For categorical features such as the ones we have used so we can determine
the required probability models simply by counting.  This approach does not
work for continuous data. For continuous data we must model the data using
a appropriate distribution.  Consider the age data in our data set. We can
plot the density histogram of this feature for the low and high salary groups
using the drawAgeHistograms.R script::

  > source('drawAgeHistograms.R')

You can see that there is a clear difference between the two groups although
there is significant overlap.

We wish to model this distributions using the normal distribution (also
called the Gaussian distribution). The normal distribution is specified
by two parameters: mean and standard deviation.

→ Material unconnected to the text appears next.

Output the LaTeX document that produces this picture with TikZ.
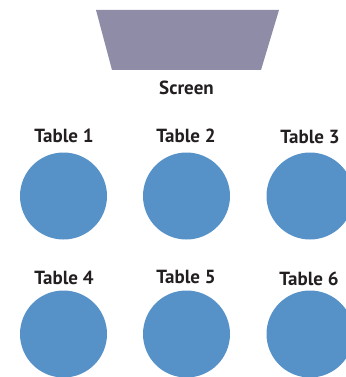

Using the doBy library's ``summaryBy`` function we can easily calculate the mean 
and standard deviation for the two groups::

  > library(doBy)
  > summaryBy(age~salary,data=training,FUN=c(mean,sd))

To see how well the normal distributions match the data we can plot them on
top of the data::

  > source('drawAgeHistogramsWithNormalModels.R')

The normal model fits well for the high salary group but is less good a fit
for the low salary group. Nonetheless we will carry on with these values
and add the age feature into our classifier.

Adjust your classifier to use the age feature:
 * Use the ``dnorm`` function for the normal probability density function
 * You may have to use the ``as.numeric`` function to convert the age to a number: 
    * ``age <- as.numeric(x[["age"]])``
 * Do not worry about storing the results from the ``summaryBy`` function and 
   indexing them in your code.  Feel free to keep things simple and type
   the mean and standard deviation numbers into your code for this exercise.

Applying your classifier to the test set should produce the following
confusion matrix::

  > source('classifier2.R')
  > ratios <- apply(test, 1, classifier2)
  > predictions <- sapply(ratios, function(x) { if (x >= 1.0) gt50K else lt50K})
  > table(predictions, test[,"salary"], dnn=list("predicted", "actual"))
           actual
  predicted <=50K  >50K
      <=50K 11555  2523
      >50K    880  1323

Re-plot the ROC curve for the new classifier.  Does it look better?  What is the
area under the curve now.

.. It should look better and the area under the curve should be 0.79 


Optional additional work
------------------------

Add more features to your Naive Bayes classifier. Adding categorical features
education number, marital status, occupation, relationship, race, sex and native
country increases the area under the ROC curve to 0.88.  

If you get ``subscript out of bounds`` errors when accessing the table for 
education number it could be because R is strangely adding white space. Trying
using the following function to trim the white space::

  trim <- function( x ) {
    gsub("(^[[:space:]]+|[[:space:]]+$)", "", x)
  }

Then read the value for education number as using::

  f <- trim(x[["education.num"]])

Of the remaining continuous features only fnlwgt fits well onto the normal distribution
but it seems to have little difference between the low and high salary cases.